The accident confined Capt. McCoy to a bed in one of the wagons and the command was now in charge of Capt. Vanderpool. Later as they were passing some fine plantation homes, the landlady came out and cursed them and called them names saying that a Rebel Army was in their path and that every d----- one of the men would be killed and their women and children would be sleeping in tents in less than a week. On the way, a short distance at a ford of a creek, they met one of the women's husbands and one of the soldiers shot him off his horse. Capt. Vanderpool and his caravan camped on the bank of the river that night and a short time after they had pitched camp, some steers belonging to the Rebel woman came near their tents and began bellowing at the Union troops steers. Capt. Vanderpool ordered his men to shoot the steers, saying "no d--- Rebel steers could bawl at his oxen."

What the Rebel women told the Union troops about the Rebel Army proved true. For in the afternoon of the next day they were seen advancing upon the wagon train. The Rebels were about 1,000 strong. Capt. Vanderpool ordered all the wagons to corral and the battle began.
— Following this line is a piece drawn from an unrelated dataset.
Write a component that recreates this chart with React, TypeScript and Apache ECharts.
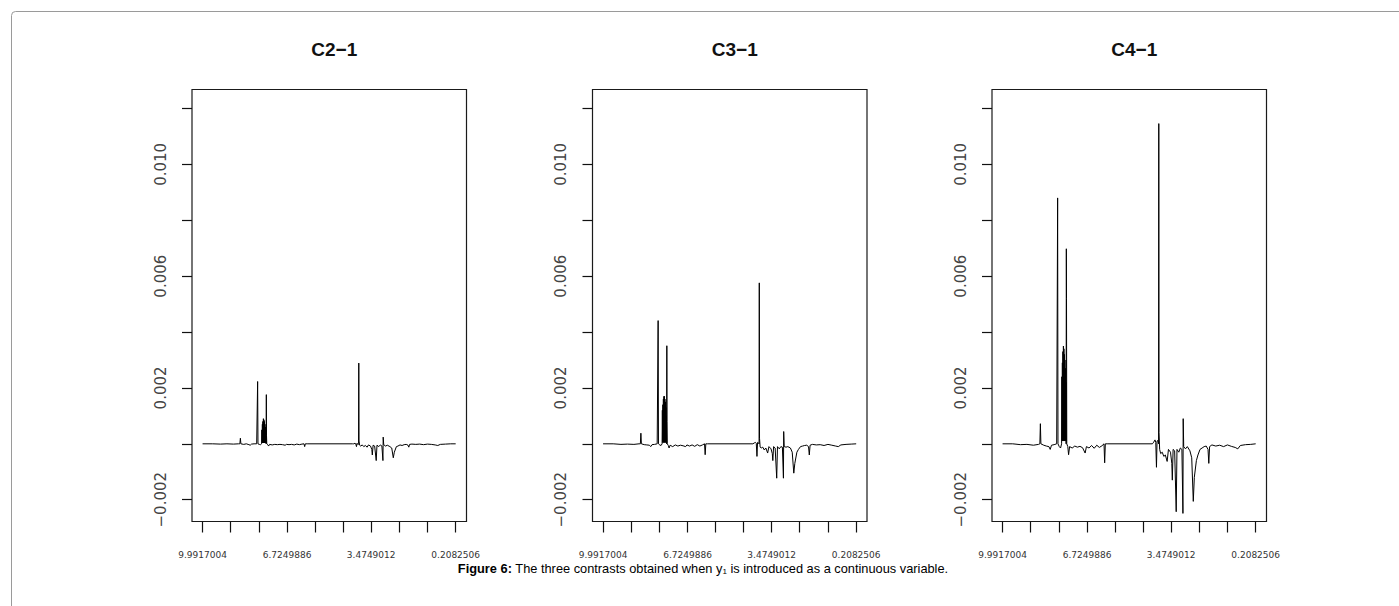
import React, { useEffect, useRef } from "react";
import * as echarts from "echarts";

// chemical shift (ppm), shared by the three panels, in plotting order
const ppm = [
  9.9917, 9.6, 9.3, 9.05, 8.8, 8.6, 8.55, 8.53, 8.51, 8.4, 8.3, 8.2, 8.15, 8.1, 8.0, 7.9,
  7.875, 7.863, 7.85, 7.8, 7.75, 7.71, 7.7, 7.69, 7.68, 7.67, 7.66, 7.65, 7.64, 7.63, 7.62,
  7.61, 7.6, 7.59, 7.58, 7.57, 7.56, 7.55, 7.54, 7.535, 7.527, 7.52, 7.51, 7.47, 7.44, 7.4,
  7.3, 7.2, 7.1, 7.0, 6.9, 6.8, 6.75, 6.65, 6.55, 6.45, 6.35, 6.25, 6.15, 6.07, 6.045, 6.02,
  5.95, 4.2, 4.15, 4.1, 4.07, 4.043, 4.02, 3.98, 3.962, 3.953, 3.944, 3.92, 3.88, 3.82, 3.76,
  3.7, 3.63, 3.58, 3.5, 3.45, 3.43, 3.4, 3.34, 3.28, 3.25, 3.18, 3.12, 3.06, 3.02, 3.01, 2.99,
  2.92, 2.85, 2.75, 2.68, 2.62, 2.58, 2.5, 2.44, 2.36, 2.28, 2.2, 2.12, 2.05, 2.02, 1.99, 1.9,
  1.75, 1.6, 1.45, 1.3, 1.15, 1.0, 0.9, 0.8, 0.6, 0.4, 0.2083,
];

const c21 = [
  0, 0, -0.00001, 0, -0.00001, 0, 0, 0.0002, 0, -0.00002, 0, -0.00003, -0.00005, -0.00001, 0, 0,
  0, 0.00223, 0, -0.00002, -0.00003, 0, 0.0005, 0.00003, 0.0007, 0.00003, 0.0008, 0.00003, 0.0009, 0.00003, 0.00086,
  0.00003, 0.0008, 0.00003, 0.0007, 0.00003, 0.0006, 0.00003, 0.0005, 0, 0.00176, 0.0003, 0, -0.00003, -0.00008, -0.00002,
  -0.00004, -0.00002, -0.00003, -0.00002, -0.00003, -0.00005, -0.00002, -0.00003, -0.00002, -0.00004, -0.00001, -0.00003, -0.00001, 0, -0.0001, 0,
  0, 0, 0, 0.00002, 0, -0.0001, 0.00002, -0.00003, 0, 0.00289, 0.0001, -0.00005, -0.00008, -0.00004, -0.0001,
  -0.00006, -0.00012, -0.00004, -0.00008, -0.0002, -0.0004, -0.00005, -0.00008, -0.0006, -0.00005, -0.0001, -0.00004, -0.00008, -0.0006, 0.00024, -0.00003,
  -0.00008, -0.00005, -0.0001, -0.00015, -0.0005, -0.0003, -0.0001, -0.00008, -0.00004, -0.00006, -0.00003, -0.00002, -0.00005, -0.00012, -0.00002, -0.00001,
  -0.00002, -0.00001, -0.00003, -0.00001, -0.00002, -0.00004, -0.00006, -0.00002, -0.00001, 0, 0,
];

const c31 = [
  0, 0, -0.00002, -0.00001, -0.00002, 0, 0, 0.00038, 0, -0.00003, -0.00004, -0.00005, -0.0001, -0.00003, -0.00002, 0,
  0, 0.00441, 0, -0.00004, -0.00006, 0, 0.0012, 0.00005, 0.0014, 0.00005, 0.0016, 0.00005, 0.0017, 0.00005, 0.0017,
  0.00005, 0.0016, 0.00005, 0.0015, 0.00005, 0.0013, 0.00005, 0.001, 0, 0.00351, 0.0008, 0, -0.00006, -0.00015, -0.00005,
  -0.0001, -0.00004, -0.00008, -0.00005, -0.00007, -0.0001, -0.00004, -0.00008, -0.00004, -0.00009, -0.00003, -0.00008, -0.00004, 0, -0.00039, 0,
  0, 0, 0.00003, 0.00005, 0.00002, -0.00045, 0.00005, 0.00003, 0, 0.00576, 0.0002, -0.00012, -0.00015, -0.00012, -0.00022,
  -0.00015, -0.00033, -0.0001, -0.00018, -0.00035, -0.0006, -0.0001, -0.00015, -0.00123, -0.0001, -0.00018, -0.0001, -0.00012, -0.00123, 0.00044, -0.0001,
  -0.00012, -0.0001, -0.00015, -0.0003, -0.00105, -0.0007, -0.0003, -0.0002, -0.0001, -0.00008, -0.00006, -0.00005, -0.0001, -0.0004, -0.00005, -0.00002,
  -0.00004, -0.00003, -0.00006, -0.00002, -0.00005, -0.00008, -0.0001, -0.00004, -0.00002, -0.00001, 0,
];

const c41 = [
  0, 0, -0.00003, -0.00002, -0.00005, -0.00002, 0, 0.00072, 0, -0.00005, -0.00008, -0.0001, -0.0002, -0.00005, -0.00003, 0,
  0, 0.0088, 0, -0.0001, -0.00015, 0, 0.0024, 0.0001, 0.0029, 0.0001, 0.0033, 0.0001, 0.0035, 0.0001, 0.0034,
  0.0001, 0.0032, 0.0001, 0.003, 0.0001, 0.0027, 0.0001, 0.0022, 0, 0.00698, 0.0052, 0, -0.0001, -0.00039, -0.0001,
  -0.00015, -0.00008, -0.00012, -0.00009, -0.00014, -0.00033, -0.0001, -0.00015, -0.00006, -0.00016, -0.00005, -0.00013, -0.00007, 0, -0.00068, 0,
  0, 0, 0.00006, 0.00014, 0.00005, -0.00084, 0.0001, 0.00012, 0, 0.01146, 0.0004, -0.0002, -0.00035, -0.0003, -0.00045,
  -0.0004, -0.00063, -0.0002, -0.0003, -0.0007, -0.0013, -0.0002, -0.00025, -0.00243, -0.0002, -0.0003, -0.00015, -0.0002, -0.00249, 0.0009, -0.0001,
  -0.00018, -0.0001, -0.00025, -0.0005, -0.00206, -0.0012, -0.0006, -0.0004, -0.0002, -0.00015, -0.0001, -0.00008, -0.0002, -0.0007, -0.0001, -0.00004,
  -0.00008, -0.00005, -0.0001, -0.00004, -0.00009, -0.00013, -0.00018, -0.00006, -0.00003, -0.00002, 0,
];

const panelTitles = ["C2\u22121", "C3\u22121", "C4\u22121"];
const panelValues = [c21, c31, c41];

const xTickValues = [9.9917004, 8.905, 7.815, 6.7249886, 5.64, 4.555, 3.4749012, 2.39, 1.2985, 0.2082506];
const xLabelValues = [9.9917004, 6.7249886, 3.4749012, 0.2082506];
const xLabelTexts = ["9.9917004", "6.7249886", "3.4749012", "0.2082506"];

const yTickValues = [-0.002, 0, 0.002, 0.004, 0.006, 0.008, 0.01, 0.012];
const yLabelValues = [-0.002, 0.002, 0.006, 0.01];
const yLabelTexts = ["\u22120.002", "0.002", "0.006", "0.010"];

const captionBold = "Figure 6:";
const captionA = " The three contrasts obtained when y";
const captionSub = "1";
const captionB = " is introduced as a continuous variable.";

export default function App() {
  const ref = useRef<HTMLDivElement>(null);

  useEffect(() => {
    if (!ref.current) return;
    const chart = echarts.init(ref.current, undefined, { renderer: "svg" });

    const lefts = [192, 592.5, 992];
    const gridW = 274.5;
    const gridTop = 89.5;
    const gridH = 432;

    const nearestLabel = (v: number, vals: number[], texts: string[]) => {
      let best = 0;
      for (let i = 1; i < vals.length; i++) {
        if (Math.abs(vals[i] - v) < Math.abs(vals[best] - v)) best = i;
      }
      return texts[best];
    };

    const grids = lefts.map((l) => ({
      left: l,
      top: gridTop,
      width: gridW,
      height: gridH,
      show: true,
      borderColor: "#1a1a1a",
      borderWidth: 1.2,
      backgroundColor: "transparent",
    }));

    const xAxes = lefts.map((_, i) => ({
      type: "value",
      gridIndex: i,
      position: "bottom",
      inverse: true,
      min: -0.21,
      max: 10.4,
      splitLine: { show: false },
      axisLine: { show: false, onZero: false },
      axisTick: {
        show: true,
        length: 11,
        customValues: xTickValues,
        lineStyle: { color: "#111", width: 1.2 },
      },
      axisLabel: {
        show: true,
        customValues: xLabelValues,
        margin: 29,
        fontFamily: "DejaVu Sans",
        fontSize: 9,
        color: "#333",
        formatter: (v: number) => nearestLabel(v, xLabelValues, xLabelTexts),
      },
    }));

    const yAxes = lefts.map((_, i) => ({
      type: "value",
      gridIndex: i,
      position: "left",
      min: -0.00278,
      max: 0.01268,
      splitLine: { show: false },
      axisLine: { show: false, onZero: false },
      axisTick: {
        show: true,
        length: 10,
        customValues: yTickValues,
        lineStyle: { color: "#111", width: 1.2 },
      },
      axisLabel: {
        show: true,
        customValues: yLabelValues,
        rotate: 90,
        margin: 24,
        fontFamily: "DejaVu Sans",
        fontSize: 15,
        color: "#444",
        formatter: (v: number) => nearestLabel(v, yLabelValues, yLabelTexts),
      },
    }));

    const series = panelValues.map((vals, i) => ({
      type: "line",
      xAxisIndex: i,
      yAxisIndex: i,
      showSymbol: false,
      symbol: "none",
      lineStyle: { color: "#000", width: 1 },
      data: ppm.map((p, j) => [p, vals[j]]),
      z: 3,
    }));

    const titles: any[] = panelTitles.map((t, i) => ({
      text: t,
      left: lefts[i] + gridW / 2,
      top: 35,
      textAlign: "center",
      textStyle: {
        fontFamily: "Liberation Sans, Arial, sans-serif",
        fontWeight: "bold",
        fontSize: 19,
        color: "#111",
      },
    }));

    const capFont = "Liberation Sans, Arial, sans-serif";
    titles.push({
      text: `{b|${captionBold}}{n|${captionA}}{s|${captionSub}}{n|${captionB}}`,
      left: 698,
      top: 557,
      textAlign: "center",
      textStyle: {
        fontWeight: "normal",
        fontFamily: capFont,
        fontSize: 12.8,
        color: "#000",
        rich: {
          b: { fontFamily: capFont, fontWeight: "bold", fontSize: 12.8, color: "#000" },
          n: { fontFamily: capFont, fontWeight: "normal", fontSize: 12.8, color: "#000" },
          s: { fontFamily: capFont, fontWeight: "normal", fontSize: 8, color: "#000", verticalAlign: "bottom" },
        },
      },
    });

    chart.setOption({
      animation: false,
      backgroundColor: "#fff",
      title: titles,
      grid: grids,
      xAxis: xAxes,
      yAxis: yAxes,
      series,
      graphic: [
        {
          type: "rect",
          z: -1,
          shape: { x: 11.5, y: 11.5, width: 1400, height: 700, r: 4 },
          style: { fill: "none", stroke: "#9a9a9a", lineWidth: 1 },
          silent: true,
        },
      ],
    });

    return () => chart.dispose();
  }, []);

  return (
    <div
      ref={ref}
      style={{ position: "fixed", left: 0, top: 0, width: 1399, height: 606, background: "#fff" }}
    />
  );
}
It lasted until sundown when both sides ceased firing. Only one young Union soldier was killed in the battle. Capt. Mc Coy, who was only able to sit up in bed, saw that the caravan must have reinforcements at once, or be captured. He called for volunteers to send a dispatch to Cal. I. M. Johnson at Ft. Smith, a distance of about 40 miles. Winfield, the 16 year old son of Capt. McCoy was the first to volunteer. Capt. McCoy handed his son the dispatch with the instructions to his son that the success or failure in delivering the dispatch would certainly mean life or death probably for them all. So after giving his mother what might be a farewell kiss, he mounted his father's black saddle mare and was off like the wind. There was but little sleep for anyone that night. But the next morning, just as the sun was rising, they heard the fife and drum, and soon saw the Union troops advancing, double file, the commanding officer and young Winfield riding in front.

Everything went pretty well with them until they reached a place on the Arkansas and Missouri line, known as 'Murder Rocks' which was noted as a place for raiding parties to lay in ambush. As the caravan neared this place, Capt. Vanderpool insisted that they go on through. Capt. McCoy protested telling Capt. Vanderpool that if he led the women and children into this trap and got them killed, he would be responsible. Finally Capt. Vanderpool agreed to Capt. McCoys request that he (McCoy) go ahead as a scout to investigate before the caravan attempted to go through the trap. Capt. McCoy mounted his horse and rode close enough to draw their fire, but fortunately he was unhurt. He then dispatched some troops which dislodged the guerillas and the caravan moved on to their destination unmolested.